I think he'd agree now that despite the fear of change and sleepless nights and endless hours of car seat installation, that there was indeed someone else out there for us and neither of us could ever imagine having not taken a chance on Clementine.

Sunday, April 1, 2012

Milho Verde Sorvette

Tonight we indulged over a years worth of curiosity and dove head first into a tub of corn ice cream. We'd passed it by in the ice cream section of the grocery one too many times, opting for one of the other of the approximately six flavors that Brazil has to offer, chocolate, abacaxi, creme, coconut, neopolitan, but we had never tested the "Milho Verde," a Brazilian favorite.

When we purchased it the other day and brought it home, we inquired of our maid, Sheyla, if she'd tried it before.
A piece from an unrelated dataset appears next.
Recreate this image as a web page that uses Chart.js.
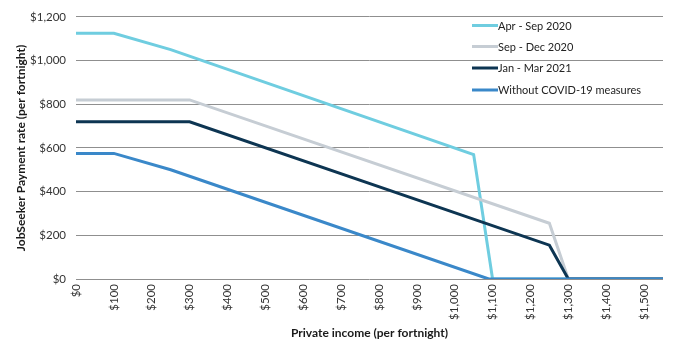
<!DOCTYPE html>
<html>
<head>
<meta charset="utf-8">
<script src="https://cdn.jsdelivr.net/npm/chart.js@4/dist/chart.umd.min.js"></script>
<style>
html,body{margin:0;padding:0;background:#fff;}
#wrap{position:relative;width:676px;height:352px;}
</style>
</head>
<body>
<div id="wrap"><canvas id="c" width="676" height="352"></canvas></div>
<script>
const seriesNames = ['Apr - Sep 2020', 'Sep - Dec 2020', 'Jan - Mar 2021', 'Without COVID-19 measures'];
const seriesColors = ['#6fcde0', '#c6cdd4', '#0d3552', '#3a88c9'];

const aprSepIncome = [0, 100, 250, 1050, 1100, 1550];
const aprSepRate   = [1125, 1125, 1050, 570, 0, 0];

const sepDecIncome = [0, 300, 1250, 1300, 1550];
const sepDecRate   = [820, 820, 255, 0, 0];

const janMarIncome = [0, 300, 1250, 1300, 1550];
const janMarRate   = [720, 720, 155, 0, 0];

const withoutIncome = [0, 100, 250, 1090, 1550];
const withoutRate   = [575, 575, 500, 0, 0];

const yTicks = [0, 200, 400, 600, 800, 1000, 1200];
const xTickStep = 100;

function pts(xs, ys){ return xs.map((x,i)=>({x:x, y:ys[i]})); }

const allSeries = [
  pts(aprSepIncome, aprSepRate),
  pts(sepDecIncome, sepDecRate),
  pts(janMarIncome, janMarRate),
  pts(withoutIncome, withoutRate)
];
const drawOrder = [3, 2, 1, 0];

function money(v){ return '$' + v.toLocaleString('en-US'); }

const FONT = 'Lato, "Open Sans", sans-serif';

const legendPlugin = {
  id: 'insideLegend',
  afterDraw(chart){
    const ctx = chart.ctx;
    ctx.save();
    ctx.font = '11px ' + FONT;
    ctx.textBaseline = 'middle';
    ctx.textAlign = 'left';
    const x0 = 472, ys = [25.5, 46.5, 68, 90];
    chart.data.datasets.forEach((ds, i) => {
      const y = ys[i];
      ctx.strokeStyle = ds.borderColor;
      ctx.lineWidth = 3;
      ctx.beginPath();
      ctx.moveTo(x0, y);
      ctx.lineTo(x0 + 26, y);
      ctx.stroke();
      ctx.fillStyle = '#222';
      ctx.fillText(ds.label, x0 + 26, y + 0.5);
    });
    ctx.restore();
  }
};

new Chart(document.getElementById('c'), {
  type: 'line',
  data: {
    datasets: seriesNames.map((name, i) => ({
      label: name,
      data: allSeries[i],
      borderColor: seriesColors[i],
      backgroundColor: seriesColors[i],
      borderWidth: 3,
      pointRadius: 0,
      tension: 0,
      fill: false,
      order: drawOrder[i]
    }))
  },
  options: {
    responsive: false,
    animation: false,
    layout: { padding: { top: 13, right: 13, left: 0, bottom: 0 } },
    plugins: {
      legend: { display: false },
      tooltip: { enabled: false }
    },
    scales: {
      x: {
        type: 'linear',
        min: 0,
        max: 1550,
        afterFit(scale){ scale.height = 73; },
        grid: { display: false, drawTicks: false },
        border: { display: false },
        ticks: {
          stepSize: xTickStep,
          includeBounds: false,
          autoSkip: false,
          maxRotation: 90,
          minRotation: 90,
          padding: 5,
          color: '#333',
          font: { family: FONT, size: 11.5 },
          callback: (v) => money(v)
        },
        title: {
          display: true,
          text: 'Private income (per fortnight)',
          color: '#1a1a1a',
          font: { family: FONT, size: 12, weight: 'bold' },
          padding: { top: 0, bottom: 12 }
        }
      },
      y: {
        min: 0,
        max: 1200,
        afterFit(scale){ scale.width = 76; },
        afterBuildTicks(scale){ scale.ticks = yTicks.map(v => ({value: v})); },
        grid: { color: '#8f8f8f', lineWidth: 1, drawTicks: false },
        border: { display: false },
        ticks: {
          padding: 10,
          color: '#333',
          font: { family: FONT, size: 11.5 },
          callback: (v) => money(v)
        },
        title: {
          display: true,
          text: 'JobSeeker Payment rate (per fortnight)',
          color: '#1a1a1a',
          font: { family: FONT, size: 12, weight: 'bold' },
          padding: { top: 14, bottom: 0 }
        }
      }
    }
  },
  plugins: [legendPlugin]
});
</script>
</body>
</html>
She looked at us as if we had asked her if she'd ever tried vanilla ice cream. We tried to cover for our seemingly obvious Americanness by explaining to her that there was "no such thing" as corn ice cream in the US. This left her even more astounded, hand to heart muttering "Meus Deus," one of her favorite phrases.

So tonight we gathered around the kitchen table, adventurous spirits, spoons in hand, excitedly waiting to dig in. I peeled back the lid and Sam took the first bite. Given his particular palette we weren't surprised that he wasn't fond of it, so I dipped in. As I brought the spoon to my mouth I was assaulted by the smell of corn on the cob, delicious when expected. Hoping against hope that it didn't taste like corn on the cob, I continued the journey, spoon to mouth: Corn on the cob substitute butter and salt for a sprinkling of creme and sugar. Paul agreed, Peter refused to even try it after witnessing our reactions and Clementine remained sound asleep on Paul's lap, a tactic she has already learned in just two short weeks to avoid being sucked into our crazy ideas.

Milho Verde Sorvette, meet our garbage can.